These are the tried and true essentials for backcountry travel
- Map — So you can get where you're going or communicate your location to rescuers.
- Compass — Critical for navigation and providing rescuers with your location.
- Flashlight/headlamp — Going for help can mean a long hike in the dark. Don't forget spare bulbs and batteries.
- Extra food — For warmth and strength.
- Extra clothing — For covering an injured hiker to prevent shock, as well as for keeping warm.
- Sunglasses — Eyes are especially vulnerable to the bright sunlight encountered in the mountains. These can help avoid eye damage.

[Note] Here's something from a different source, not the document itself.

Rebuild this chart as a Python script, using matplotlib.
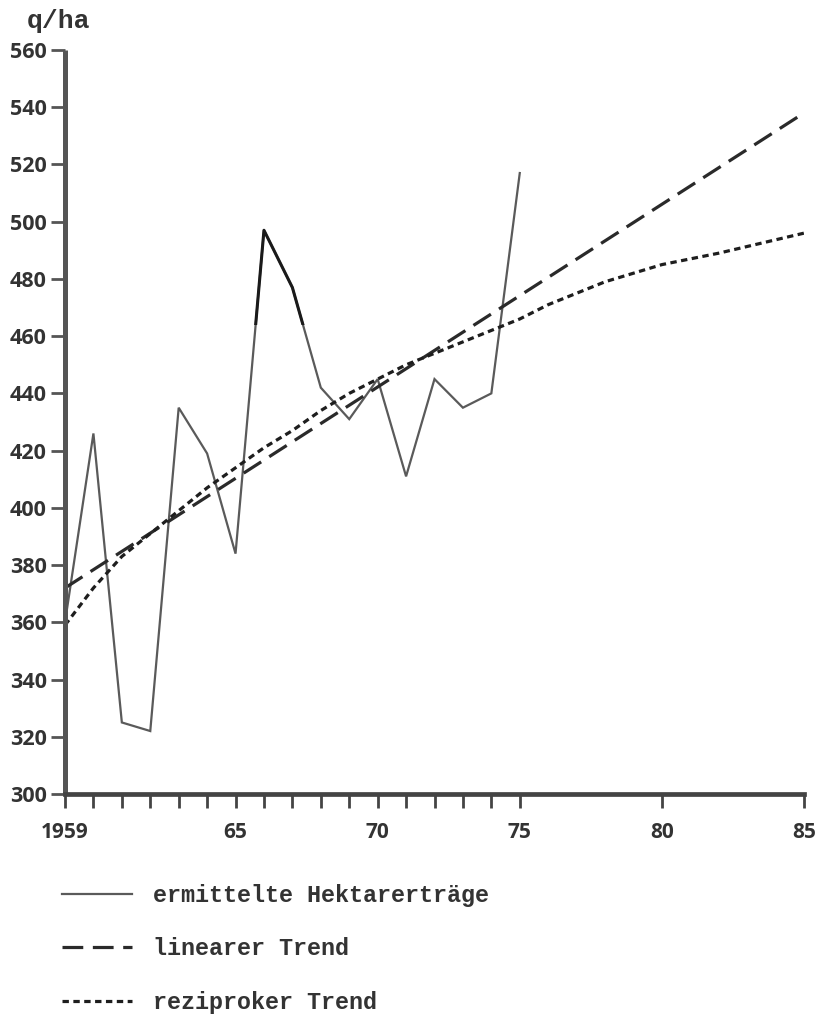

- First-aid supplies/Gear repair kit — A ready-made, storebought kit may prove inadequate. It is best to construct your own, based on expert advice.
- Pocket knife or Multi-tool — Can be incredibly versatile in time of need.
- Fire starter — Being able to start a fire can be the difference between life and death. A fire starter, such as a lighter, matches, or some other device, as well as some form of tinder as a means to keep the flame going.
- Whistle — To signal your location to rescuers should you need them.
These are the essentials and should be a part of your gear anytime you venture out. As you become more familiar with the outdoors and your own needs feel free to add additional gear. Some recommendations are: A space blanket, this can double as a shelter if necessary. 550 cord, between 25 to 50 feet.